Prodi, Romano (1939 - )
- Romano Prodi (Photo: EU Commissionen)
Prodi, Romano (1939 - )
Leader of a Foundation in Bologna and UN responsable for development in the SAHEL region in the north of Africa.
Italian Prime Minister from 2006 to 2008, former President of the EU Commission elected in 1999, after the fall of the Santer Commission. In November 2004, José Manuel Barroso succeeded him as Commission President.
Prodi is a former Italian Prime Minister and a professor of political economy. He is well known for his blunt talking on policy matters. His tendency to call "a spade a spade" pleases some euro-critics, yet sometimes upsets his own staff.

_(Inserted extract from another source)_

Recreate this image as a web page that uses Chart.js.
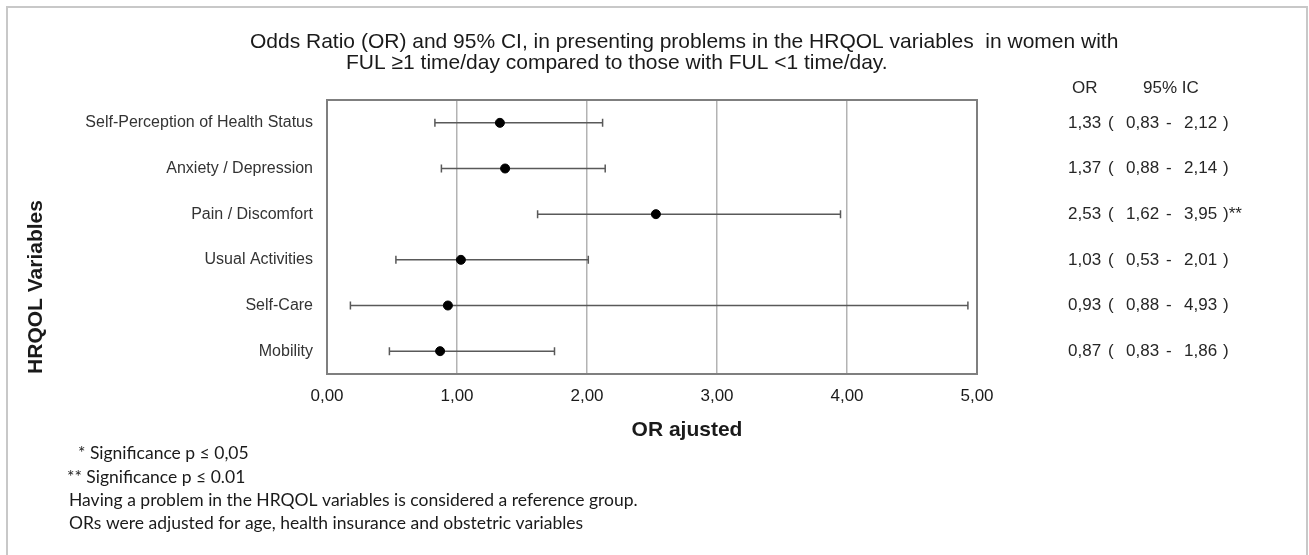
<!DOCTYPE html>
<html>
<head>
<meta charset="utf-8">
<title>Odds Ratio forest plot</title>
<script src="https://cdn.jsdelivr.net/npm/chart.js@4/dist/chart.umd.min.js"></script>
<style>
  html, body { margin: 0; padding: 0; background: #ffffff; }
  #wrap { width: 1309px; height: 555px; position: relative; }
</style>
</head>
<body>
<div id="wrap"><canvas id="chart" width="1309" height="555"></canvas></div>
<script>
// Chart data.
var categories = [
  'Self-Perception of Health Status',
  'Anxiety / Depression',
  'Pain / Discomfort',
  'Usual Activities',
  'Self-Care',
  'Mobility'
];
var orValues = [1.33, 1.37, 2.53, 1.03, 0.93, 0.87];
// Interval ends as drawn in the picture.
var ciLower = [0.83, 0.88, 1.62, 0.53, 0.18, 0.48];
var ciUpper = [2.12, 2.14, 3.95, 2.01, 4.93, 1.75];
var xTickLabels = ['0,00', '1,00', '2,00', '3,00', '4,00', '5,00'];

// Table printed at the right of the plot.
var tableOR = ['1,33', '1,37', '2,53', '1,03', '0,93', '0,87'];
var tableLower = ['0,83', '0,88', '1,62', '0,53', '0,88', '0,83'];
var tableUpper = ['2,12', '2,14', '3,95', '2,01', '4,93', '1,86'];
var sigMarks = ['', '', '**', '', '', ''];

var titleLines = [
  'Odds Ratio (OR) and 95% CI, in presenting problems in the HRQOL variables  in women with',
  'FUL \u22651 time/day compared to those with FUL <1 time/day.'
];
var footnotes = [
  '  * Significance p \u2264 0,05',
  '** Significance p \u2264 0.01',
  'Having a problem in the HRQOL variables is considered a reference group.',
  'ORs were adjusted for age, health insurance and obstetric variables'
];

var SANS = '"Liberation Sans", Arial, Helvetica, sans-serif';
var NOTE_FONT = 'Lato, "Open Sans", sans-serif';

/**
 * @description Draws confidence interval whiskers with end caps.
 */
var errorBarPlugin = {
  id: 'errorBars',
  beforeDatasetsDraw: function (chart) {
    var ctx = chart.ctx;
    var x = chart.scales.x;
    var y = chart.scales.y;
    ctx.save();
    ctx.strokeStyle = '#595959';
    ctx.lineWidth = 1.5;
    categories.forEach(function (cat, i) {
      var py = y.getPixelForValue(i);
      var x1 = x.getPixelForValue(ciLower[i]);
      var x2 = x.getPixelForValue(ciUpper[i]);
      ctx.beginPath();
      ctx.moveTo(x1, py);
      ctx.lineTo(x2, py);
      ctx.moveTo(x1, py - 4);
      ctx.lineTo(x1, py + 4);
      ctx.moveTo(x2, py - 4);
      ctx.lineTo(x2, py + 4);
      ctx.stroke();
    });
    ctx.restore();
  }
};

/**
 * @description Plot frame, titles, OR table and footnotes.
 */
var decorPlugin = {
  id: 'decor',
  afterDraw: function (chart) {
    var ctx = chart.ctx;
    var area = chart.chartArea;
    var y = chart.scales.y;

    ctx.save();

    // Outer picture border (no bottom edge).
    ctx.strokeStyle = '#c8c8c8';
    ctx.lineWidth = 2;
    ctx.beginPath();
    ctx.moveTo(7, 560);
    ctx.lineTo(7, 7);
    ctx.lineTo(1307, 7);
    ctx.lineTo(1307, 560);
    ctx.stroke();

    // Plot frame.
    ctx.strokeStyle = '#7f7f7f';
    ctx.lineWidth = 2;
    ctx.strokeRect(area.left, area.top, area.right - area.left, area.bottom - area.top);

    // Title.
    ctx.fillStyle = '#1a1a1a';
    ctx.textBaseline = 'middle';
    ctx.textAlign = 'left';
    ctx.font = '21px ' + SANS;
    ctx.fillText(titleLines[0], 250, 42);
    ctx.fillText(titleLines[1], 346, 63);

    // Axis titles.
    ctx.font = 'bold 21px ' + SANS;
    ctx.textAlign = 'center';
    ctx.fillText('OR ajusted', 687, 430);
    ctx.save();
    ctx.translate(36, 287);
    ctx.rotate(-Math.PI / 2);
    ctx.fillText('HRQOL Variables', 0, 0);
    ctx.restore();

    // OR table.
    ctx.textAlign = 'left';
    ctx.font = '17px ' + SANS;
    ctx.fillStyle = '#262626';
    ctx.fillText('OR', 1072, 88);
    ctx.fillText('95% IC', 1143, 88);
    categories.forEach(function (cat, i) {
      var py = y.getPixelForValue(i);
      ctx.fillText(tableOR[i], 1068, py);
      ctx.fillText('(', 1108, py);
      ctx.fillText(tableLower[i], 1126, py);
      ctx.fillText('-', 1166, py);
      ctx.fillText(tableUpper[i], 1184, py);
      ctx.fillText(')' + sigMarks[i], 1223, py);
    });

    // Footnotes.
    ctx.font = '17.5px ' + NOTE_FONT;
    ctx.fillStyle = '#1a1a1a';
    var noteX = [69, 67, 69, 69];
    var noteY = [453, 477, 500, 523];
    footnotes.forEach(function (line, i) {
      ctx.fillText(line, noteX[i], noteY[i]);
    });

    ctx.restore();
  }
};

/**
 * @description Builds the forest plot.
 */
function drawChart() {
  var ctx = document.getElementById('chart').getContext('2d');

  return new Chart(ctx, {
    type: 'scatter',
    data: {
      labels: categories,
      datasets: [{
        data: orValues.map(function (v, i) {
          return { x: v, y: categories[i] };
        }),
        backgroundColor: '#000000',
        borderColor: '#000000',
        borderWidth: 1,
        pointRadius: 4.5,
        pointHoverRadius: 4.5
      }]
    },
    options: {
      responsive: false,
      animation: false,
      events: [],
      layout: { padding: { top: 100, right: 332, left: 0, bottom: 0 } },
      plugins: {
        legend: { display: false },
        title: { display: false },
        tooltip: { enabled: false }
      },
      scales: {
        x: {
          type: 'linear',
          min: 0,
          max: 5,
          afterFit: function (scale) { scale.height = 181; },
          ticks: {
            stepSize: 1,
            padding: 12,
            color: '#1a1a1a',
            font: { family: SANS, size: 17 },
            callback: function (value, index) { return xTickLabels[index]; }
          },
          grid: { color: '#b3b3b3', lineWidth: 1.5, drawTicks: false },
          border: { display: false }
        },
        y: {
          type: 'category',
          labels: categories,
          offset: true,
          afterFit: function (scale) { scale.width = 327; },
          ticks: {
            padding: 14,
            color: '#333333',
            font: { family: SANS, size: 16 }
          },
          grid: { display: false, drawTicks: false },
          border: { display: false }
        }
      }
    },
    plugins: [errorBarPlugin, decorPlugin]
  });
}

drawChart();
</script>
</body>
</html>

In 2002, he called the Growth and Stability-Pact the "stupidity pact" because of it is too inflexible to cope with the need for policies to encourage growth and employment throughout the Eurozone.
With reference to the EU’s Rapid Reaction Force, which the British Government and others do not consider as a European Army,
"When I was talking about a European Army, I was not joking. If you do not want to call it a European Army, do not call it a European Army. You can call it 'Margaret', you can call it 'Mary-Anne', you can find any name, but it is a joint effort for peace-keeping missions - the first time you have a joint, not bilateral, effort at European level".
He told the Danish voters during the referendum on the single currency in 2000 that they were not obliged to vote “Yes” to the Euro, but if they did, they could not later withdraw.
Prodi told the Irish voters during the "Nice" referendum in 2002 that EU enlargement would continue regardless of the Irish adoption of the Treaty of Nice, and that "Nice" was only a political and not a legal condition for enlargement - a message that did not go down well with the Irish Government and Ireland’s "Yes" campaigners.
In complete secrecy, he let a small group of EU civil servants around François Lamoureux draft a complete EU constitution, named "Penelope" after the wife of Ulysses. This document was only printed in a few numbered copies and was kept secret until the last moment. Then, the majority in the EU Commission refused to support it and backed the "official" EU Commission submission to the Convention on the Future of Europe.
Therefore, Prodi's "Penelope" scheme has only the status of a preliminary working document, despite being much more detailed and politically sensitive than the official Commission document.
Prodi is a committed euro-federalist who has published parts of his mail register on the Internet and made EU Commission agendas and minutes partly available on the Internet.